分类专栏： SystemDesign 文章标签：数据库 DDIA 系统设计系统架构大数据

本文链接：https://blog.csdn.net/qq_32424059/article/details/142036073

版权

SystemDesign 专栏收录该内容

13 篇文章 0 订阅

订阅专栏

在数据库中，原子性和隔离性是ACID事务的关键属性，确保数据的可靠性和一致性：

原子性保证事务要么完全完成，要么在发生故障时彻底回滚，以防止部分更新。
隔离性确保并发事务不会相互干扰，产生与顺序执行相同的结果。

单对象操作将这些属性应用于单个对象，例如单个文档或表中的一行。数据库通过使用预写日志（WAL）等技术实现原子性，并通过锁机制实现隔离性。轻量级操作（如比较和设置或递增）提供了某些事务的好处，但仅限于单个对象，不提供完整的事务保证。

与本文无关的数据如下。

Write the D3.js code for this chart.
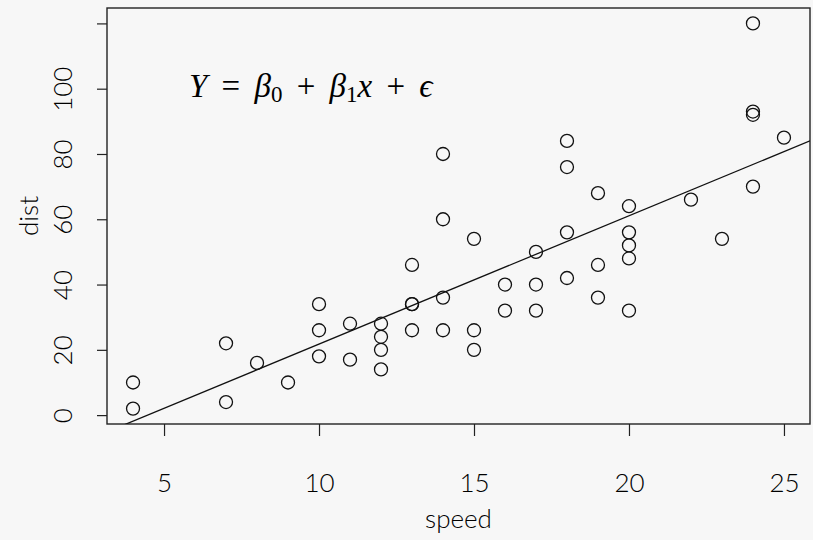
<!DOCTYPE html>
<html>
<head>
<meta charset="utf-8">
<script src="https://cdn.jsdelivr.net/npm/d3@7"></script>
<style>
  body { margin: 0; background: #f7f7f7; }
  svg { display: block; }
  .tick-label, .axis-title { font-family: "Lato", "Noto Sans", sans-serif; font-weight: 300; fill: #000; }
</style>
</head>
<body>
<div id="chart"></div>
<script>
// cars dataset
const speed = [4, 4, 7, 7, 8, 9, 10, 10, 10, 11, 11, 12, 12, 12, 12, 13, 13, 13, 13, 14,
               14, 14, 14, 15, 15, 15, 16, 16, 17, 17, 17, 18, 18, 18, 18, 19, 19, 19, 20, 20,
               20, 20, 20, 22, 23, 24, 24, 24, 24, 25];
const dist = [2, 10, 4, 22, 16, 10, 18, 26, 34, 17, 28, 14, 20, 24, 28, 26, 34, 34, 46, 26,
              36, 60, 80, 20, 26, 54, 32, 40, 32, 40, 50, 42, 56, 76, 84, 36, 46, 68, 32, 48,
              52, 56, 64, 66, 54, 70, 92, 93, 120, 85];
const xTicks = [5, 10, 15, 20, 25];
const yTicks = [0, 20, 40, 60, 80, 100, 120];

const width = 813;
const height = 540;
const margin = { left: 107, right: 3, top: 8, bottom: 116 };

const svg = d3.select('#chart')
    .append('svg')
    .attr('width', width)
    .attr('height', height);

// R style 4% axis extension
const xExt = d3.extent(speed);
const yExt = d3.extent(dist);
const xPad = (xExt[1] - xExt[0]) * 0.04;
const yPad = (yExt[1] - yExt[0]) * 0.04;

const x = d3.scaleLinear()
    .domain([xExt[0] - xPad, xExt[1] + xPad])
    .range([margin.left, width - margin.right]);
const y = d3.scaleLinear()
    .domain([yExt[0] - yPad, yExt[1] + yPad])
    .range([height - margin.bottom, margin.top]);

// least squares fit
const mx = d3.mean(speed), my = d3.mean(dist);
const slope = d3.sum(speed, (s, i) => (s - mx) * (dist[i] - my)) / d3.sum(speed, s => (s - mx) ** 2);
const intercept = my - slope * mx;

svg.append('clipPath').attr('id', 'clip')
    .append('rect')
    .attr('x', margin.left).attr('y', margin.top)
    .attr('width', width - margin.left - margin.right)
    .attr('height', height - margin.top - margin.bottom);

// axes
const xAxis = svg.append('g')
    .attr('transform', `translate(0,${height - margin.bottom})`)
    .call(d3.axisBottom(x).tickValues(xTicks).tickSize(12).tickSizeOuter(0).tickPadding(38));
xAxis.select('.domain').remove();
xAxis.selectAll('line').attr('stroke', '#222').attr('stroke-width', 1.2);
xAxis.selectAll('text').attr('class', 'tick-label').attr('font-size', 26);

const yAxis = svg.append('g')
    .attr('transform', `translate(${margin.left},0)`)
    .call(d3.axisLeft(y).tickValues(yTicks).tickSize(10).tickSizeOuter(0).tickFormat(d => d === 120 ? '' : d));
yAxis.select('.domain').remove();
yAxis.selectAll('line').attr('stroke', '#222').attr('stroke-width', 1.2);
yAxis.selectAll('text')
    .attr('class', 'tick-label')
    .attr('font-size', 26)
    .attr('text-anchor', 'middle')
    .attr('dy', null)
    .attr('x', null)
    .attr('transform', 'translate(-45,0) rotate(-90)')
    .attr('dominant-baseline', 'central');

// plot box
svg.append('rect')
    .attr('x', margin.left).attr('y', margin.top)
    .attr('width', width - margin.left - margin.right)
    .attr('height', height - margin.top - margin.bottom)
    .attr('fill', 'none')
    .attr('stroke', '#222')
    .attr('stroke-width', 1.4);

// regression line
const xd = x.domain();
svg.append('line')
    .attr('clip-path', 'url(#clip)')
    .attr('x1', x(xd[0])).attr('y1', y(intercept + slope * xd[0]))
    .attr('x2', x(xd[1])).attr('y2', y(intercept + slope * xd[1]))
    .attr('stroke', '#111')
    .attr('stroke-width', 1.3);

// points
svg.selectAll('circle.pt')
    .data(speed)
    .enter()
    .append('circle')
    .attr('class', 'pt')
    .attr('cx', d => x(d))
    .attr('cy', (d, i) => y(dist[i]))
    .attr('r', 6.5)
    .attr('fill', 'none')
    .attr('stroke', '#111')
    .attr('stroke-width', 1.3);

// axis titles
svg.append('text')
    .attr('class', 'axis-title')
    .attr('x', (margin.left + width - margin.right) / 2)
    .attr('y', 528)
    .attr('text-anchor', 'middle')
    .attr('font-size', 26)
    .text('speed');

svg.append('text')
    .attr('class', 'axis-title')
    .attr('transform', `translate(38,${(margin.top + height - margin.bottom) / 2}) rotate(-90)`)
    .attr('text-anchor', 'middle')
    .attr('font-size', 26)
    .text('dist');

// model equation
const eq = svg.append('text')
    .attr('x', 189)
    .attr('y', 97)
    .attr('font-family', '"Liberation Serif", "DejaVu Serif", serif')
    .attr('font-size', 33)
    .attr('word-spacing', 6)
    .attr('fill', '#000');
eq.append('tspan').attr('font-style', 'italic').text('Y');
eq.append('tspan').text(' = ');
eq.append('tspan').attr('font-style', 'italic').text('β');
eq.append('tspan').attr('font-size', 23).attr('dy', 5).text('0');
eq.append('tspan').attr('dy', -5).text(' + ');
eq.append('tspan').attr('font-style', 'italic').text('β');
eq.append('tspan').attr('font-size', 23).attr('dy', 5).text('1');
eq.append('tspan').attr('dy', -5).attr('font-style', 'italic').text('x');
eq.append('tspan').text(' + ');
eq.append('tspan').attr('font-style', 'italic').text('ϵ');
</script>
</body>
</html>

多对象事务在多个相关对象需要一起更新时是必要的，例如维护具有外键的表之间的引用完整性或同步非规范化数据。然而，在分布式数据库中跨分区实现多对象事务非常复杂，并可能影响性能和可用性。因此，许多分布式数据库避免使用它们，这导致在应用程序级别的错误处理和并发控制更加复杂。

在不严格遵循ACID原则的系统中，开发者必须使用诸如带回退的重试、幂等操作、最终一致性、冲突解决策略以及应用程序级别的补偿逻辑等策略来有效处理错误并保持数据一致性。

Single-Object and Multi-Object Operations in Databases:

In the context of databases, atomicity and isolation are key properties of ACID transactions that ensure reliability and consistency:

Atomicity guarantees that a transaction is either fully completed or entirely rolled back in case of failure, preventing partial updates.
Isolation ensures that concurrent transactions do not interfere with each other, producing the same result as if they were executed sequentially.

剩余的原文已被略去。